▸ **Input data**

※

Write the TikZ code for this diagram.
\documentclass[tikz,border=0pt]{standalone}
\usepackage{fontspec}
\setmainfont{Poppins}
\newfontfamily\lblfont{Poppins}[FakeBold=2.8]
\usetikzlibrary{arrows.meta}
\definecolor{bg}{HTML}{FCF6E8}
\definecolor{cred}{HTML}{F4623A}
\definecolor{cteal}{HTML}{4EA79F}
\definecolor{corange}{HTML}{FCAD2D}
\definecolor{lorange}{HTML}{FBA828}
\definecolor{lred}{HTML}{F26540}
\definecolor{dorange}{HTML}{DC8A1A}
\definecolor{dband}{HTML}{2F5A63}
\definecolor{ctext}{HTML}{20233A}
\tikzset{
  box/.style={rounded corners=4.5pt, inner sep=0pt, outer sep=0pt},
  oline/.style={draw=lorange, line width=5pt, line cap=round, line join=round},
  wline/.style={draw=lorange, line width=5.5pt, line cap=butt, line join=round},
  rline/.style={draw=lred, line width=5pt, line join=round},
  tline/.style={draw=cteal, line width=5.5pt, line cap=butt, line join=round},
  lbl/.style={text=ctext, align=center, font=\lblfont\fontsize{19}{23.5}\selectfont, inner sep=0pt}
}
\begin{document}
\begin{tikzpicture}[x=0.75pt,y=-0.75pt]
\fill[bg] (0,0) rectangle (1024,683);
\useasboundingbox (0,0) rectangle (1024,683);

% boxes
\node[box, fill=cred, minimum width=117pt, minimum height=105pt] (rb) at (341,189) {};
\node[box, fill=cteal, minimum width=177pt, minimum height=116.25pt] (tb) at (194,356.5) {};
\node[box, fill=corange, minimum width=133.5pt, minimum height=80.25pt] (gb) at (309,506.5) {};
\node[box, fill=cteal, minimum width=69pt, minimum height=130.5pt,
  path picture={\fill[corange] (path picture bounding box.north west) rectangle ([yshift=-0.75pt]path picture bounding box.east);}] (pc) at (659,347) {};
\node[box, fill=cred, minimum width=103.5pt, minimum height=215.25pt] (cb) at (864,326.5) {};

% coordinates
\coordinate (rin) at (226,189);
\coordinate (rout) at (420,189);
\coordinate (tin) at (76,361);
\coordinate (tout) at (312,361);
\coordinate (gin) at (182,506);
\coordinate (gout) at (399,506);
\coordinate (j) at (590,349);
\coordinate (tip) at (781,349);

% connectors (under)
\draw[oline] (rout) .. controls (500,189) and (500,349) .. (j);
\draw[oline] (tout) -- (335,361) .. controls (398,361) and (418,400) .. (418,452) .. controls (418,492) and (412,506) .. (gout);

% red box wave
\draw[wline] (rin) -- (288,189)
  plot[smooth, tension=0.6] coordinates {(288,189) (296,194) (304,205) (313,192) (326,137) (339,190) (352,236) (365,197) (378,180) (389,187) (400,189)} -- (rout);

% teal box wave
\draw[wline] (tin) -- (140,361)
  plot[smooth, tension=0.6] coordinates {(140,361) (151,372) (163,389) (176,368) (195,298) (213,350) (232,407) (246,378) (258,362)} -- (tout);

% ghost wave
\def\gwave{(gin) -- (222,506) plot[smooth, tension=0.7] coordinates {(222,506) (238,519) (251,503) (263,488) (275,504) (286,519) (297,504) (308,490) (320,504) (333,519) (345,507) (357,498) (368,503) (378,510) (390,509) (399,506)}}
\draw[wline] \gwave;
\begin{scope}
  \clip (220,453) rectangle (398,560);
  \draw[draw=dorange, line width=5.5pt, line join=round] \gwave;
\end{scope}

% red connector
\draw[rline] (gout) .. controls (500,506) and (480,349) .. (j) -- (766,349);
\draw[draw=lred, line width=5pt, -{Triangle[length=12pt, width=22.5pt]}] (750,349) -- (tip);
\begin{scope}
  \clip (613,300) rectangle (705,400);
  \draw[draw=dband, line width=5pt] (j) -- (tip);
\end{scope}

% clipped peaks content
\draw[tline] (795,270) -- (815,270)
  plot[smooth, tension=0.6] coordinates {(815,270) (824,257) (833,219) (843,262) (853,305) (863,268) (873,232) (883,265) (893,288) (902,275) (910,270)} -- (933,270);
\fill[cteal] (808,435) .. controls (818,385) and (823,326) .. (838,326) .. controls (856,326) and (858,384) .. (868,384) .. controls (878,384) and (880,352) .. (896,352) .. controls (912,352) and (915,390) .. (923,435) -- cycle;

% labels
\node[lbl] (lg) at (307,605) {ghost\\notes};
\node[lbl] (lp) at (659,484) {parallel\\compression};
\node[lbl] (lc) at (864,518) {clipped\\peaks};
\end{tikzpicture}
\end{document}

※

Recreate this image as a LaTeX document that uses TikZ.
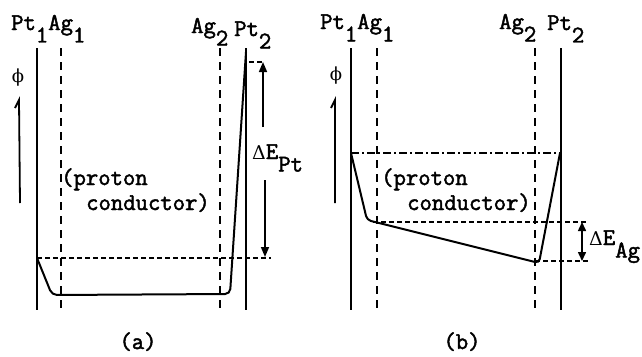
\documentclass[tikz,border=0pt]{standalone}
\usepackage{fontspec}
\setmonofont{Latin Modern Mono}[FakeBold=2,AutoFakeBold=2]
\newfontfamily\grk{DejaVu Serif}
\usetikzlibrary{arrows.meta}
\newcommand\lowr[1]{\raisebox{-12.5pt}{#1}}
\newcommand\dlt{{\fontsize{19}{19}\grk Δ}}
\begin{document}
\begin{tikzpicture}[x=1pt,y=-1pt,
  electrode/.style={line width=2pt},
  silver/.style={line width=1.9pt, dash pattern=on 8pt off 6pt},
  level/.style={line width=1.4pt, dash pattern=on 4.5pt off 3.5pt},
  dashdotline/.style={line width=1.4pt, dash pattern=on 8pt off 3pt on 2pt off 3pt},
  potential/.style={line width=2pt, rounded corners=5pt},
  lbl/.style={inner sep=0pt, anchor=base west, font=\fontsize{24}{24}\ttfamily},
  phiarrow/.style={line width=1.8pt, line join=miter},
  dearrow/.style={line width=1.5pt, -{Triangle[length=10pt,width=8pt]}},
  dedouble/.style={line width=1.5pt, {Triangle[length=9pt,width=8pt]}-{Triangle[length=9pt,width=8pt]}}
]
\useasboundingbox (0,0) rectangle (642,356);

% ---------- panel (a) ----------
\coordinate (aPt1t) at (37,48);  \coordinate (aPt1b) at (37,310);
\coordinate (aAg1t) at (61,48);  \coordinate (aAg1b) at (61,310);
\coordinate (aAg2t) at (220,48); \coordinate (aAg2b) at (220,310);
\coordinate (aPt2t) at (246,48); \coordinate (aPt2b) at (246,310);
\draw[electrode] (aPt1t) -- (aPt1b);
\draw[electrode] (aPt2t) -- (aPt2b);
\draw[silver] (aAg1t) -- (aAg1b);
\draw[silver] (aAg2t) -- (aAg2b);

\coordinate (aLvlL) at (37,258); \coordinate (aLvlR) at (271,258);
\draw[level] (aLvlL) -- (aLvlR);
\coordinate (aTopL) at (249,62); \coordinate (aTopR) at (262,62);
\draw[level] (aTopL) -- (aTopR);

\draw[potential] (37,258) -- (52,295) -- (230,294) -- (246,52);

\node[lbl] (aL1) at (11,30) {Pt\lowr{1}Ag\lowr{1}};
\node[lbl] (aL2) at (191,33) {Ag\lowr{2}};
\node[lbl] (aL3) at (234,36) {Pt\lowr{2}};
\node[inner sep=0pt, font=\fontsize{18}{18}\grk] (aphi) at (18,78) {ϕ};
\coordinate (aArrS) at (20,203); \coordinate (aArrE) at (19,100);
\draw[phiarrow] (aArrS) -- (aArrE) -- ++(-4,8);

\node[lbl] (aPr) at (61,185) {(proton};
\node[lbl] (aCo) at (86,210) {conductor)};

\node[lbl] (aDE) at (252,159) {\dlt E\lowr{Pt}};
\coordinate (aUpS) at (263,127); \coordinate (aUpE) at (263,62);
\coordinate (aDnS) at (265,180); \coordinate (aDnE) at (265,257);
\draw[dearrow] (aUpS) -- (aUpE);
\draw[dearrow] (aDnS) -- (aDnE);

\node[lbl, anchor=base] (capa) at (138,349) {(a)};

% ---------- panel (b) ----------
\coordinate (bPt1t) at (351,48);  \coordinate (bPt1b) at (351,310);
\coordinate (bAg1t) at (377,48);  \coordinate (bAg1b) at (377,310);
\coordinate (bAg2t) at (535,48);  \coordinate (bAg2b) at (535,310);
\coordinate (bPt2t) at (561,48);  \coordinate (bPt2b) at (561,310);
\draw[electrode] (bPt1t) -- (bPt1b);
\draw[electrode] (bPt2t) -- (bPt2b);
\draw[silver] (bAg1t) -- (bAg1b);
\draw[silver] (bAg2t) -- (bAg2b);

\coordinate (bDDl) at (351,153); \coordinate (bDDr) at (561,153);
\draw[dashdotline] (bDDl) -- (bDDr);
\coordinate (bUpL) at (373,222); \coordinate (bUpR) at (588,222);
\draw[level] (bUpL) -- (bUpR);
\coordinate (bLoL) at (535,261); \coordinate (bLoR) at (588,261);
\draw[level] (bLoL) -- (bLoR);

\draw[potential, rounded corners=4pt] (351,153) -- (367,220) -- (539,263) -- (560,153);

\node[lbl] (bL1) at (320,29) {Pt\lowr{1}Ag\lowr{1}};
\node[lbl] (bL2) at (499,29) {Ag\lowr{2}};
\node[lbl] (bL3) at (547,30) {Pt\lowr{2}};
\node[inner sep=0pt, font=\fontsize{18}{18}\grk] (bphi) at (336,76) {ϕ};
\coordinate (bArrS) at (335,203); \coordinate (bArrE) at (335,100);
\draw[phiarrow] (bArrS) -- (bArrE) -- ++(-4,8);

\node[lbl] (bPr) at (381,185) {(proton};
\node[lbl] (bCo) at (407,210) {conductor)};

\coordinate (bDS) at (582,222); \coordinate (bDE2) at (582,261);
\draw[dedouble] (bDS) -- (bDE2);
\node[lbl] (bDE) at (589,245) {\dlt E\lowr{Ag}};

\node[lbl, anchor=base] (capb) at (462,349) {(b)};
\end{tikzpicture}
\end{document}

※

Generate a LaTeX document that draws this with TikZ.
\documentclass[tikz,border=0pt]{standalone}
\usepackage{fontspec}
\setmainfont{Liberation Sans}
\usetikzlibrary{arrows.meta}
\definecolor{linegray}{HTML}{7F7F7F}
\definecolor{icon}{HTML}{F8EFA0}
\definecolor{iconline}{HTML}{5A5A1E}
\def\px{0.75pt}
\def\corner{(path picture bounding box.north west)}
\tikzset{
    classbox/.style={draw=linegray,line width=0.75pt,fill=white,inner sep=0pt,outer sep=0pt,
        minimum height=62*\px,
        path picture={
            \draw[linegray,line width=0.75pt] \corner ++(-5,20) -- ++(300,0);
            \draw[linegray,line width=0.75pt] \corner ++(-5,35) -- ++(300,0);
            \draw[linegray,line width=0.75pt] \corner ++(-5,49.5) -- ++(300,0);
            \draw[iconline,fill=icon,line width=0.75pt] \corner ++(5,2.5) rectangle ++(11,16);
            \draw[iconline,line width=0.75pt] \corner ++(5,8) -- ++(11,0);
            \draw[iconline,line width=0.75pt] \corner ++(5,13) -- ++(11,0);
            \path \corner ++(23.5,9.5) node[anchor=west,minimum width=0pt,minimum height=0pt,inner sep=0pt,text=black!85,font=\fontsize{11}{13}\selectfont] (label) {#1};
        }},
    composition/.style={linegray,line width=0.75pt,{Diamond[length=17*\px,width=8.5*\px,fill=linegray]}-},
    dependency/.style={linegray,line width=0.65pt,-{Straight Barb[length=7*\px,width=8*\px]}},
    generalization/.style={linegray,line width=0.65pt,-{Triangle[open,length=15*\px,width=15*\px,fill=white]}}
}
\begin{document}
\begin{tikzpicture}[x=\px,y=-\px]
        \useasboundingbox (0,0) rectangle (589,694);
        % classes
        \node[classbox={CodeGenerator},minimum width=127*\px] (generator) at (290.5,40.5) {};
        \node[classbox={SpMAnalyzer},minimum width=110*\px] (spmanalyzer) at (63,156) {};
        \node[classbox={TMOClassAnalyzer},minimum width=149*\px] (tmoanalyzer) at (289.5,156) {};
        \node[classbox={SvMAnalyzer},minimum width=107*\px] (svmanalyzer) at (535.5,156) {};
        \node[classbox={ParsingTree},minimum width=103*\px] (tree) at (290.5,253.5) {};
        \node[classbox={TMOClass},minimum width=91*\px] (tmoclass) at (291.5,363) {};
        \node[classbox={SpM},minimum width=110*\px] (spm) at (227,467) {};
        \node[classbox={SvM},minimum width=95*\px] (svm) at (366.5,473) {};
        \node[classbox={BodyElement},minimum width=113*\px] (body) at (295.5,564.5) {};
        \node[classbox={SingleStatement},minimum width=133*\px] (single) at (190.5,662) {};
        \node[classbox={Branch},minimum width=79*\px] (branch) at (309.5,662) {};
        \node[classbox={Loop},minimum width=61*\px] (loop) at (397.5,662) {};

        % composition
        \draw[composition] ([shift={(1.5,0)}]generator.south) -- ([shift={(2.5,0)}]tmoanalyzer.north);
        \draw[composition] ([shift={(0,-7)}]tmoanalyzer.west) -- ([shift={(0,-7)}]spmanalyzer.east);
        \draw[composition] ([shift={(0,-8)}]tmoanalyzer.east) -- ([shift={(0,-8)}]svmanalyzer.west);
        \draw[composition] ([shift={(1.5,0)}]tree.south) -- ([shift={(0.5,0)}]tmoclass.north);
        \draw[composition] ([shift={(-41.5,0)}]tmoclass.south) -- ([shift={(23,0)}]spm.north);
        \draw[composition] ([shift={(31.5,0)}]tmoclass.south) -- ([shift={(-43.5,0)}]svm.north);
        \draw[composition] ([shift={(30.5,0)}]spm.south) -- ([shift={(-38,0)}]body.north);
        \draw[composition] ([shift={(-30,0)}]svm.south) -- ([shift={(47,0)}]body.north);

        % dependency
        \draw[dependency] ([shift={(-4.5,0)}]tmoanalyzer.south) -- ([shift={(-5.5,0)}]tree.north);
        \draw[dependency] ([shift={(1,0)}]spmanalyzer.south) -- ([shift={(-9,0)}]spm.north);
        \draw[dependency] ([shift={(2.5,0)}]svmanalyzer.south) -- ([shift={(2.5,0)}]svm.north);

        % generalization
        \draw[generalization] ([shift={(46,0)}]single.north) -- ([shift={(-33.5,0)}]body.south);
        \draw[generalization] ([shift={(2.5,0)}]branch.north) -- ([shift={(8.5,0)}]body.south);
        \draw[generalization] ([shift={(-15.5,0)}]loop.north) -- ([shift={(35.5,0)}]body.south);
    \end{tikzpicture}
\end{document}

※

▸ **Task**
Copy exactly the stretch of lines from the one containing "Recreate this image" through the one containing "(aCo) at (86,210)", both included. Leave out any pictures.

▸ **Reply**
Recreate this image as a LaTeX document that uses TikZ.
\documentclass[tikz,border=0pt]{standalone}
\usepackage{fontspec}
\setmonofont{Latin Modern Mono}[FakeBold=2,AutoFakeBold=2]
\newfontfamily\grk{DejaVu Serif}
\usetikzlibrary{arrows.meta}
\newcommand\lowr[1]{\raisebox{-12.5pt}{#1}}
\newcommand\dlt{{\fontsize{19}{19}\grk Δ}}
\begin{document}
\begin{tikzpicture}[x=1pt,y=-1pt,
  electrode/.style={line width=2pt},
  silver/.style={line width=1.9pt, dash pattern=on 8pt off 6pt},
  level/.style={line width=1.4pt, dash pattern=on 4.5pt off 3.5pt},
  dashdotline/.style={line width=1.4pt, dash pattern=on 8pt off 3pt on 2pt off 3pt},
  potential/.style={line width=2pt, rounded corners=5pt},
  lbl/.style={inner sep=0pt, anchor=base west, font=\fontsize{24}{24}\ttfamily},
  phiarrow/.style={line width=1.8pt, line join=miter},
  dearrow/.style={line width=1.5pt, -{Triangle[length=10pt,width=8pt]}},
  dedouble/.style={line width=1.5pt, {Triangle[length=9pt,width=8pt]}-{Triangle[length=9pt,width=8pt]}}
]
\useasboundingbox (0,0) rectangle (642,356);

% ---------- panel (a) ----------
\coordinate (aPt1t) at (37,48);  \coordinate (aPt1b) at (37,310);
\coordinate (aAg1t) at (61,48);  \coordinate (aAg1b) at (61,310);
\coordinate (aAg2t) at (220,48); \coordinate (aAg2b) at (220,310);
\coordinate (aPt2t) at (246,48); \coordinate (aPt2b) at (246,310);
\draw[electrode] (aPt1t) -- (aPt1b);
\draw[electrode] (aPt2t) -- (aPt2b);
\draw[silver] (aAg1t) -- (aAg1b);
\draw[silver] (aAg2t) -- (aAg2b);

\coordinate (aLvlL) at (37,258); \coordinate (aLvlR) at (271,258);
\draw[level] (aLvlL) -- (aLvlR);
\coordinate (aTopL) at (249,62); \coordinate (aTopR) at (262,62);
\draw[level] (aTopL) -- (aTopR);

\draw[potential] (37,258) -- (52,295) -- (230,294) -- (246,52);

\node[lbl] (aL1) at (11,30) {Pt\lowr{1}Ag\lowr{1}};
\node[lbl] (aL2) at (191,33) {Ag\lowr{2}};
\node[lbl] (aL3) at (234,36) {Pt\lowr{2}};
\node[inner sep=0pt, font=\fontsize{18}{18}\grk] (aphi) at (18,78) {ϕ};
\coordinate (aArrS) at (20,203); \coordinate (aArrE) at (19,100);
\draw[phiarrow] (aArrS) -- (aArrE) -- ++(-4,8);

\node[lbl] (aPr) at (61,185) {(proton};
\node[lbl] (aCo) at (86,210) {conductor)};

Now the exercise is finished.